Majority of PREIT board offers resignations after shareholder vote
The latest sign of trouble at the huge Philadelphia-area mall owner could be a sign of a sale to come.
In a major shake-up for the Philadelphia area’s largest shopping-mall owner, seven Pennsylvania Real Estate Investment Trust (PREIT) directors, including CEO Joseph F. Coradino, offered to resign from the board after a majority of shareholders refused to support them in recent elections.
Although PREIT’s malls are mostly occupied and sales are strong, the company owes creditors almost $1 billion. Debt service costs have strained its financial performance, and its share price has fallen below $1. Last December it was delisted from the New York Stock Exchange.
The shake-up occurred when PREIT held its annual shareholder meeting on June 1, according to a Securities and Exchange Commission filing released Wednesday.
Shareholders include large-money managers led by Vanguard and BlackRock, activists who have been pressing PREIT to improve results, and individual investors. They collectively withheld around one million votes from each of the sitting directors, leaving fewer than 600,000 cast for most of them. Coradino did slightly better than his board colleagues, but still failed to win a majority.
According to the company’s corporate governance guidelines, those who did not win a majority of votes must offer to resign. Shareholders also rejected the board’s compensation proposal for Coradino and other top executives, by a ratio of 3-1.
Within 90 days of the certification of the board meeting’s results, board leaders will have to decide whether to accept the resignations.
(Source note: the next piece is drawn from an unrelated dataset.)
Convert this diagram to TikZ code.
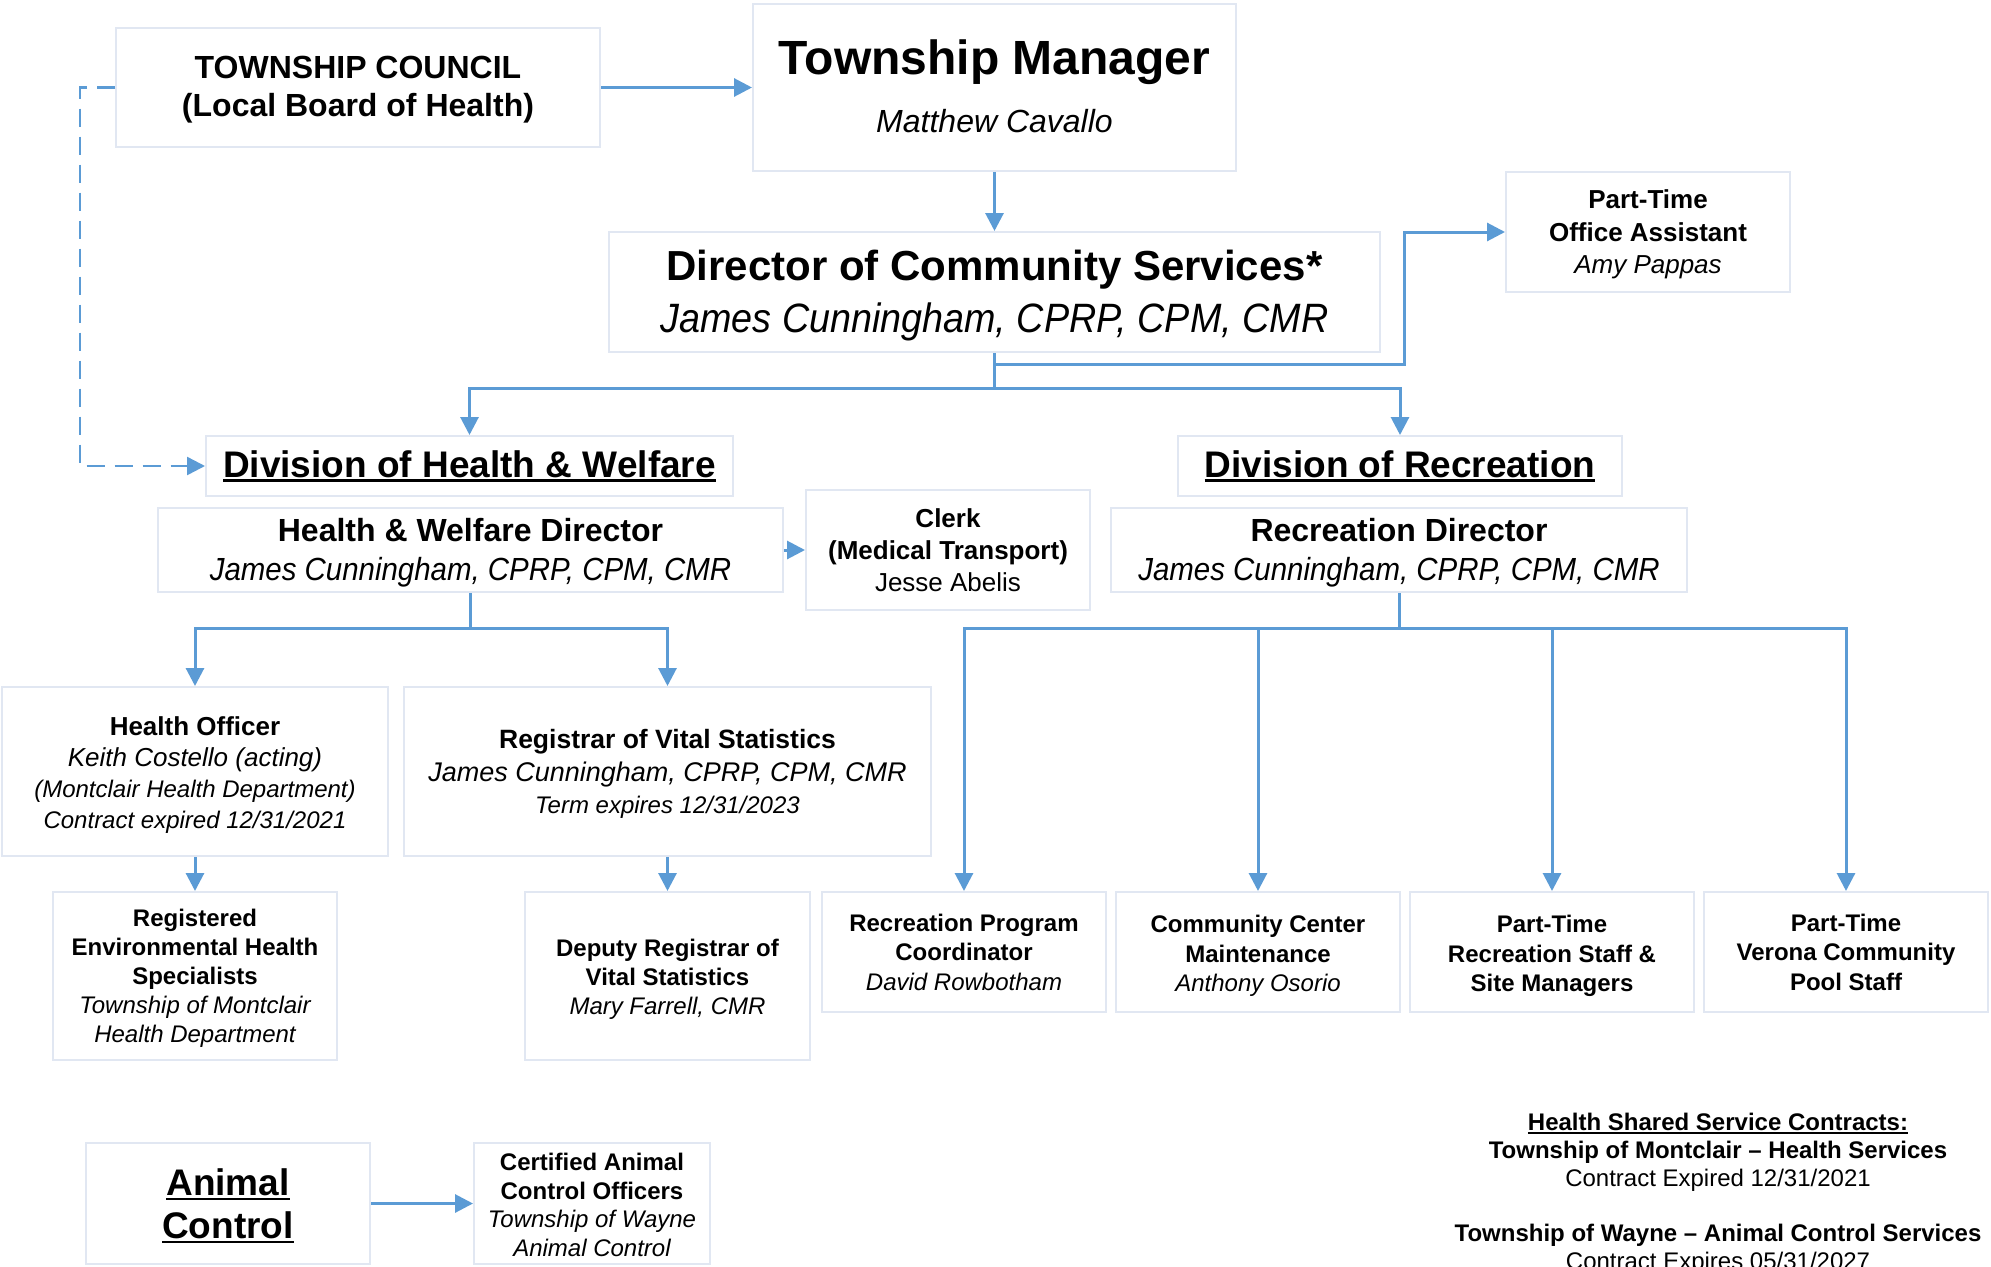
\documentclass[tikz,border=0pt]{standalone}
\usepackage{fontspec}
\setmainfont{Liberation Sans}
\newfontfamily\narrowfont{Liberation Sans}[FakeStretch=0.92]
\usetikzlibrary{arrows.meta}
\definecolor{lnc}{HTML}{5B9BD5}
\definecolor{bxc}{HTML}{E1E7F2}
\newcommand\myul[1]{\leavevmode\setbox0\hbox{#1}\rlap{\rule[-0.13em]{\wd0}{0.075em}}\box0}
\begin{document}
\begin{tikzpicture}[x=1pt,y=-1pt,
  box/.style={draw=bxc, line width=2pt, fill=white, inner sep=0pt},
  txt/.style={inner sep=0pt, align=center, text=black},
  conn/.style={draw=lnc, line width=3pt},
  arr/.style={conn, -{Triangle[length=18pt,width=18pt]}},
  dashc/.style={draw=lnc, line width=2.5pt, dash pattern=on 18pt off 10pt, -{Triangle[length=18pt,width=18pt]}}]
\fill[white] (0,0) rectangle (1991,1266);
\useasboundingbox (0,0) rectangle (1991,1266);

% boxes
\node[box, minimum width=484pt, minimum height=119pt] (tc) at (358,87.5) {};
\node[box, minimum width=483pt, minimum height=167pt] (tm) at (994.5,87.5) {};
\node[box, minimum width=771pt, minimum height=120pt] (dir) at (994.5,292) {};
\node[box, minimum width=284pt, minimum height=120pt] (pta) at (1648,232) {};
\node[box, minimum width=527pt, minimum height=60pt] (dhw) at (469.5,466) {};
\node[box, minimum width=444pt, minimum height=60pt] (drec) at (1400,466) {};
\node[box, minimum width=625pt, minimum height=84pt] (hwd) at (470.5,550) {};
\node[box, minimum width=284pt, minimum height=120pt] (clerk) at (948,550) {};
\node[box, minimum width=576pt, minimum height=84pt] (recd) at (1399,550) {};
\node[box, minimum width=386pt, minimum height=169pt] (ho) at (195,771.5) {};
\node[box, minimum width=527pt, minimum height=169pt] (reg) at (667.5,771.5) {};
\node[box, minimum width=284pt, minimum height=168pt] (renv) at (195,976) {};
\node[box, minimum width=285pt, minimum height=168pt] (dep) at (667.5,976) {};
\node[box, minimum width=284pt, minimum height=120pt] (rp) at (964,952) {};
\node[box, minimum width=284pt, minimum height=120pt] (cc) at (1258,952) {};
\node[box, minimum width=284pt, minimum height=120pt] (ptr) at (1552,952) {};
\node[box, minimum width=284pt, minimum height=120pt] (pool) at (1846,952) {};
\node[box, minimum width=284pt, minimum height=121pt] (ac) at (228,1203.5) {};
\node[box, minimum width=236pt, minimum height=121pt] (cert) at (592,1203.5) {};

% texts
\node[txt, font=\fontsize{32}{38}\selectfont\bfseries] (tc-t) at (358,90) {TOWNSHIP COUNCIL\\(Local Board of Health)};
\node[txt, font=\fontsize{32}{58}\selectfont] (tm-t) at (994.5,86.5) {{\fontsize{48}{58}\selectfont\bfseries Township Manager}\\{\itshape Matthew Cavallo}};
\node[txt, font=\fontsize{42}{52}\selectfont] (dir-t) at (994.5,296) {{\bfseries Director of Community Services*}\\{\narrowfont\fontsize{41}{52}\selectfont\itshape James Cunningham, CPRP, CPM, CMR}};
\node[txt, font=\fontsize{26}{32.5}\selectfont] (pta-t) at (1648,234.5) {{\bfseries Part-Time}\\{\bfseries Office Assistant}\\{\itshape Amy Pappas}};
\node[txt, font=\fontsize{37}{44}\selectfont\bfseries] (dhw-t) at (469.5,466) {\myul{Division of Health \& Welfare}};
\node[txt, font=\fontsize{37}{44}\selectfont\bfseries] (drec-t) at (1400,466) {\myul{Division of Recreation}};
\node[txt, font=\fontsize{32}{39}\selectfont] (hwd-t) at (470.5,552.5) {{\bfseries Health \& Welfare Director}\\{\narrowfont\itshape James Cunningham, CPRP, CPM, CMR}};
\node[txt, font=\fontsize{26}{32}\selectfont] (clerk-t) at (948,550) {{\bfseries Clerk}\\{\bfseries (Medical Transport)}\\Jesse Abelis};
\node[txt, font=\fontsize{32}{39}\selectfont] (recd-t) at (1399,552.5) {{\bfseries Recreation Director}\\{\narrowfont\itshape James Cunningham, CPRP, CPM, CMR}};
\node[txt, font=\fontsize{24}{31}\selectfont] (ho-t) at (195,775.5) {{\fontsize{26}{31}\selectfont\bfseries Health Officer}\\{\fontsize{26}{31}\selectfont\itshape Keith Costello (acting)}\\{\itshape (Montclair Health Department)}\\{\itshape Contract expired 12/31/2021}};
\node[txt, font=\fontsize{24}{32.5}\selectfont] (reg-t) at (667.5,774) {{\fontsize{26.5}{32}\selectfont\bfseries Registrar of Vital Statistics}\\{\fontsize{27}{32}\selectfont\itshape James Cunningham, CPRP, CPM, CMR}\\{\itshape Term expires 12/31/2023}};
\node[txt, font=\fontsize{24}{29}\selectfont] (renv-t) at (195,978.5) {{\bfseries Registered}\\{\bfseries Environmental Health}\\{\bfseries Specialists}\\{\itshape Township of Montclair}\\{\itshape Health Department}};
\node[txt, font=\fontsize{24}{29}\selectfont] (dep-t) at (667.5,979) {{\bfseries Deputy Registrar of}\\{\bfseries Vital Statistics}\\{\itshape Mary Farrell, CMR}};
\node[txt, font=\fontsize{24}{29.5}\selectfont] (rp-t) at (964,952) {{\bfseries Recreation Program}\\{\bfseries Coordinator}\\{\itshape David Rowbotham}};
\node[txt, font=\fontsize{24}{29.5}\selectfont] (cc-t) at (1258,956) {{\bfseries Community Center}\\{\bfseries Maintenance}\\{\itshape Anthony Osorio}};
\node[txt, font=\fontsize{24}{29.5}\selectfont\bfseries] (ptr-t) at (1552,956) {Part-Time\\Recreation Staff \&\\Site Managers};
\node[txt, font=\fontsize{24}{29.5}\selectfont\bfseries] (pool-t) at (1846,952) {Part-Time\\Verona Community\\Pool Staff};
\node[txt, font=\fontsize{37}{43}\selectfont\bfseries] (ac-t) at (228,1206) {\myul{Animal}\\\myul{Control}};
\node[txt, font=\fontsize{24}{28.5}\selectfont] (cert-t) at (592,1205) {{\bfseries Certified Animal}\\{\bfseries Control Officers}\\{\itshape Township of Wayne}\\{\itshape Animal Control}};

\node[txt, font=\fontsize{24}{28}\selectfont] (contracts) at (1718,1194) {{\bfseries\myul{Health Shared Service Contracts:}}\\{\bfseries Township of Montclair – Health Services}\\Contract Expired 12/31/2021\\[27pt]{\bfseries Township of Wayne – Animal Control Services}\\Contract Expires 05/31/2027};

% connectors
\draw[arr] (tc.east) -- (tm.west);
\draw[arr] (tm.south) -- (dir.north);
\coordinate (ja) at (1404,364);
\draw[arr] (dir.south) |- (ja) |- (pta.west);
\coordinate (jb) at (994.5,388);
\draw[conn] (dir.south) -- (jb);
\draw[arr] (jb) -| (dhw.north);
\draw[arr] (jb) -| (drec.north);
\coordinate (jd) at (80,87.5);
\draw[dashc] (tc.west) -- (jd) |- (dhw.west);
\draw[arr] (hwd.east) -- (clerk.west);
\coordinate (jc) at (470.5,628);
\draw[conn] (hwd.south) -- (jc);
\draw[arr] (jc) -| (ho.north);
\draw[arr] (jc) -| (reg.north);
\draw[arr] (ho.south) -- (renv.north);
\draw[arr] (reg.south) -- (dep.north);
\coordinate (je) at (1399,628);
\draw[conn] (recd.south) -- (je);
\draw[arr] (je) -| (rp.north);
\draw[arr] (je) -| (cc.north);
\draw[arr] (je) -| (ptr.north);
\draw[arr] (je) -| (pool.north);
\draw[arr] (ac.east) -- (cert.west);
\end{tikzpicture}
\end{document}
According to the SEC documents, the directors ran unopposed but still couldn’t win majorities from those voting.
“The board has been duly elected based on the company’s corporate governance guidelines and has offered their resignations under these same guidelines,” said Heather Crowell, a spokesperson for the company. “Until a final determination has been made, PREIT will not be commenting on the matter.”
Coradino’s offer to resign as board member doesn’t mean he’s necessarily out as CEO.
Two directors who were not up for reelection remain on the board: investors Christopher Swann and Kenneth B. Hart. Swann is the principal of Atlanta-based Cygnus Capital Real Estate Advisors, which focuses on distressed commercial real estate. He and Hart joined the board last year, taking new seats created specially for preferred-share investors after the company failed to pay dividends to them.
In an open letter distributed to shareholders last year, Swann argued that the company’s malls are valuable but that the share price dropped because of the large debt load. He said he could help improve the company’s financial situation.
Neither Swann nor Hart responded to The Inquirer’s request for comment on Thursday.
“I’ve been telling people to sell this for years. The stock is worth very little,” said Robert Costello of $200 million-asset Costello Asset Management in Bucks County and a longtime Philadelphia-area money manager. “This brings the company closer to a sale. The banks that hold their debt could force a deal, if they have a plan B lined up, but banks tend to wait until there is a clear alternative.”
In a May interview with The Inquirer, when asked about a sale or merger of the company Coradino said that PREIT had retained an investment banker, PJT Partners.
Industry observers say that hiring an investment banker is often a precursor to a sale.
“We continue to look at all the possibilities to drive shareholder value,” Coradino said in May. “And we’ll continue to do so as we look toward the end of the year. So that’s still an initiative, a priority for the company.”
The mall industry is troubled, with a handful of strong performers such as King of Prussia or PREIT’s Cherry Hill Mall continuing to succeed while many lesser malls flounder.
The market for purchasing malls is weak, especially in the current difficult financing environment, partly because the sprawling structures are extremely capital intensive. That’s why companies such as PREIT and Macerich, their partner in the Fashion District, are facing staggering debt loads.
“There’s really no buyer of malls,” said Alexander Goldfarb, a commercial real estate analyst with Piper Sandler Investment.
The only mall company that’s thriving, and in a position to make acquisitions, is the owner of King of Prussia: Indianapolis-based Simon Property Group. In mid-2018 PREIT and Simon had similar share prices around $170. Today, a PREIT share is worth 68 cents while Simon is $109.71.
“The only real buyer is Simon, and they have their pick of what they want to do,” said Goldfarb, who said he does not follow PREIT and could not comment on the company. “There’s really no one else right now. That comes back to the amount of capital that’s required and the fact that you have a dominant entity that you’re going to end up competing against.”
In his May interview with The Inquirer, Coradino emphasized the company’s success in remaking malls in Moorestown, N.J., and Prince George County, Md., with a diversity of uses including apartments and medical facilities. The Cherry Hill Mall, meanwhile, does well on the old business model with sales per square foot almost double the national mall average.
Market observers admit that many of PREIT’s fundamentals look sound, but the almost $1 billion coming due at the end of the year weighs it down.
“Their recent earnings were not bad, their occupancy is good,” said Costello. “They do own some dogs they will have to write down.”